L’Rain’s experimental approach plucks sounds from across genres, creating a lush new sound to complement her surreal lyrics. At the same time, her vocal delivery and adept production wrings every drop of meaning from her words. Where words fail, she makes liberal use of noise and distortion. As album opener “Fly, Die” stutters to a start, L’Rain’s voice echoes across a seemingly great distance. Punctuated with sirens and airguns, the track is a manifesto for self-confidence, protecting your time and the power of adaptation. “What have you done to change?” she asks through jarring distortions as the song winds down into the next track, “Find It.”

Here is where the melodic side of L’Rain’s songwriting is revealed. “Find It” is a gentle groove that has the listener chasing the singer’s thoughts as they float over crisp drums and distant vocal harmonies. She introduces the album’s main throughline, the loss of her mother Lorraine, who inspired her stage name, in 2017. A swelling horn line builds to a cathartic blare of organs and snippets of a preacher speaking, a recording of a friend’s funeral taken by the artist.

“Fatigue” is a sonic landscape in which joy and sorrow are two sides of the same coin, and its subject matter ranges from the depths of grief to exuberant, life-affirming moments. Interludes like “Black Clap” and “Love Her” are less-so compositions than documentation of the people, spaces and histories that hold meaning for the artist. L’Rain’s democratic approach to art layers studio sound with at-home recordings and voice memos, medium and audio quality itself becoming more tools with which to texture her songs.

This unique musical approach is exemplified on album standout “Blame Me.” L’Rain’s voice and plucked guitar are deceptively simple against a dense mat of synths, distortion and background vocals; the track is underlaid by a barely-perceptible recording of her mother’s voice. Dealing directly with her late mother’s illness, the repeated lyrical phrase “You were wasting away, my god / I’m making my way down south” rings in my mind for hours after every time I hear it.

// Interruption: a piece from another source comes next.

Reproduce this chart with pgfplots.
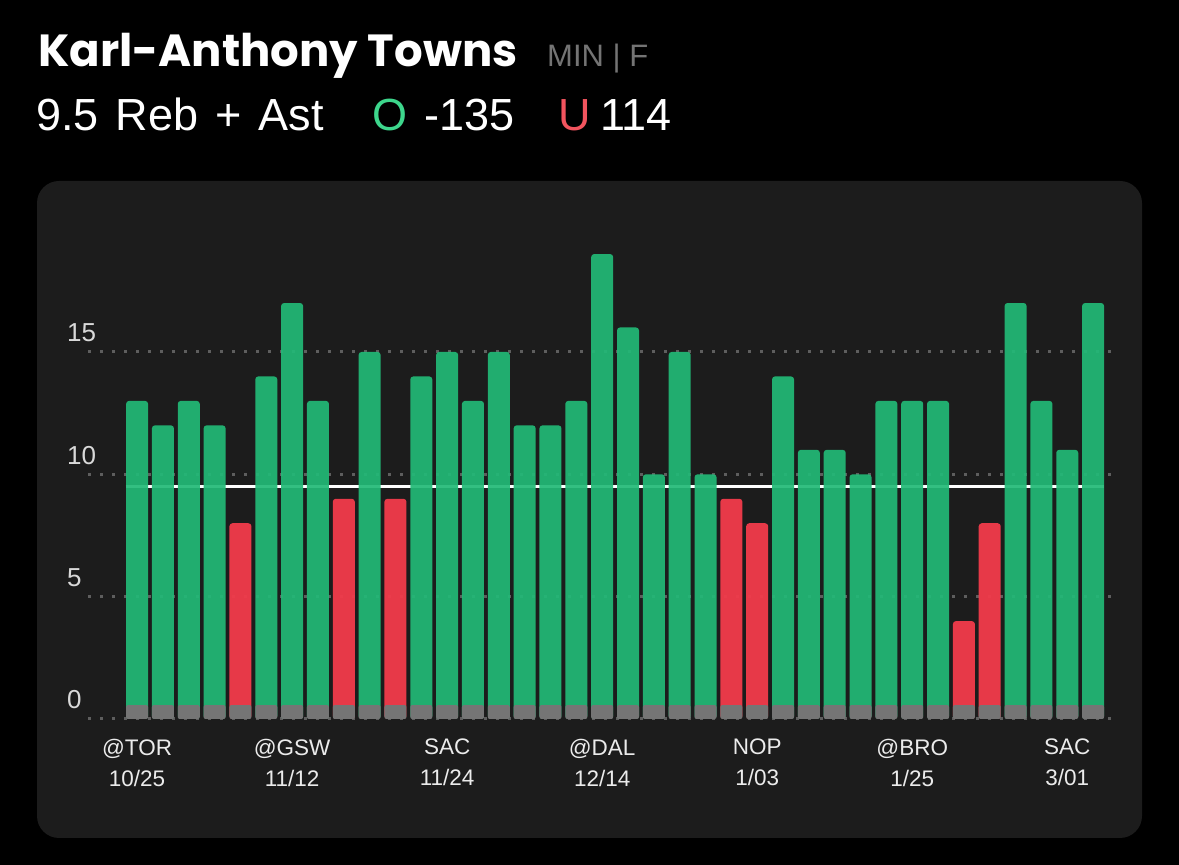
\documentclass[border=0pt]{standalone}
\usepackage{fontspec}
\setmainfont{Liberation Sans}
\newfontfamily\titlefont{Poppins}
\usepackage{pgfplots}
\pgfplotsset{compat=1.18}

\definecolor{bg}{HTML}{000000}
\definecolor{panel}{HTML}{1C1C1C}
\definecolor{overg}{HTML}{22BA77}
\definecolor{underr}{HTML}{F23B4B}
\definecolor{basegray}{HTML}{757575}
\definecolor{gridgray}{HTML}{5E5E5E}
\definecolor{ogreen}{HTML}{3DD68C}
\definecolor{ured}{HTML}{F2545E}
\definecolor{subgray}{HTML}{747474}

\newcommand{\hdr}{\fontsize{45}{48}\selectfont\spaceskip=0.38em\relax}

\begin{document}
\begin{tikzpicture}
% background and card
\fill[bg] (0pt,0pt) rectangle (1179pt,865pt);
\fill[panel, rounded corners=22pt] (37pt,27pt) rectangle (1142pt,684pt);

% header
\node[anchor=base west, inner sep=0pt, text=white] at (38pt,798pt)
  {\titlefont\bfseries\fontsize{45}{50}\selectfont Karl-Anthony Towns};
\node[anchor=base west, inner sep=0pt, text=subgray] at (547pt,798pt)
  {\fontsize{31}{34}\selectfont MIN | F};
\node[anchor=base west, inner sep=0pt, text=white] at (36pt,734pt) {\hdr 9.5 Reb + Ast};
\node[anchor=base west, inner sep=0pt, text=ogreen] at (372pt,734pt) {\hdr O};
\node[anchor=base west, inner sep=0pt, text=white] at (424pt,734pt) {\hdr -135};
\node[anchor=base west, inner sep=0pt, text=ured] at (558pt,734pt) {\hdr U};
\node[anchor=base west, inner sep=0pt, text=white] at (600pt,734pt) {\hdr 114};

\begin{axis}[
    at={(88pt,146pt)}, anchor=south west,
    scale only axis,
    width=1025pt, height=489.4pt,
    xmin=-1.9, xmax=37.77,
    ymin=0, ymax=20,
    axis line style={draw=none},
    major tick length=0pt,
    /pgf/number format/assume math mode=true,
    ytick={0,5,10,15},
    yticklabel style={anchor=base west, xshift=-21pt, yshift=10pt,
      inner sep=0pt, text=white!85!black, font=\fontsize{26}{28}\selectfont},
    xtick={0,6,12,18,24,30,36},
    xticklabels={{@TOR\\10/25},{@GSW\\11/12},{SAC\\11/24},{@DAL\\12/14},
                 {NOP\\1/03},{@BRO\\1/25},{SAC\\3/01}},
    xticklabel style={anchor=north, align=center, yshift=-20pt, inner sep=0pt,
      text=white!92!black, font=\fontsize{22.5}{31}\selectfont},
    ymajorgrids,
    major grid style={gridgray, line width=3pt, dash pattern=on 3pt off 9pt},
    clip=false,
]
% line at 9.5
\addplot[white, line width=3pt, forget plot] coordinates {(-0.43,9.5) (37.43,9.5)};

% over bars
\addplot[ybar, bar width=22pt, bar shift=0pt, fill=overg, draw=none,
  fill opacity=0.92, rounded corners=3pt] coordinates {
 (0,13) (1,12) (2,13) (3,12) (5,14) (6,17) (7,13) (9,15) (11,14) (12,15)
 (13,13) (14,15) (15,12) (16,12) (17,13) (18,19) (19,16) (20,10) (21,15)
 (22,10) (25,14) (26,11) (27,11) (28,10) (29,13) (30,13) (31,13) (34,17)
 (35,13) (36,11) (37,17)};

% under bars
\addplot[ybar, bar width=22pt, bar shift=0pt, fill=underr, draw=none,
  fill opacity=0.95, rounded corners=3pt] coordinates {
 (4,8) (8,9) (10,9) (23,9) (24,8) (32,4) (33,8)};

% grey base of every bar
\addplot[ybar, bar width=22pt, bar shift=0pt, fill=basegray, draw=none,
  rounded corners=2pt] coordinates {
 (0,0.57) (1,0.57) (2,0.57) (3,0.57) (4,0.57) (5,0.57) (6,0.57) (7,0.57)
 (8,0.57) (9,0.57) (10,0.57) (11,0.57) (12,0.57) (13,0.57) (14,0.57)
 (15,0.57) (16,0.57) (17,0.57) (18,0.57) (19,0.57) (20,0.57) (21,0.57)
 (22,0.57) (23,0.57) (24,0.57) (25,0.57) (26,0.57) (27,0.57) (28,0.57)
 (29,0.57) (30,0.57) (31,0.57) (32,0.57) (33,0.57) (34,0.57) (35,0.57)
 (36,0.57) (37,0.57)};
\end{axis}
\end{tikzpicture}
\end{document}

While a good portion of “Fatigue” is not exactly easy listening, compositionally or emotionally, the songs at the album’s core go hard. Jazz-infused “Suck Teeth” is chill and spacey, impossible not to bob your head along to, even as its lyrics explore the musician’s anxieties about motherhood. Mid-album highlight “Kill Self” couches the intensity of its sentiment in a pulsing club beat as L’Rain sings in off-kilter harmony with herself. While the song is about cyclical self doubt and being your own worst enemy, it also anticipates and embraces the inevitability of recovery as part of those cycles. Sonically, it gives me the feeling of flies circling my head, in the best way. L’Rain’s double-tracked vocals shine further on “Two Face,” a piano-driven meditation on loneliness.

The last words of “Fatigue” are “I am not prepared for what is going to happen to me,” a statement loaded with fear and uncertainty. At the same time, the way L’Rain sings it is a near-ecstatic embrace of the unknown. Through music that is by turns dense and sparse, claustrophobic and expansive, L’Rain crafts a moving account of life after loss and a deeply introspective look at personal growth and change.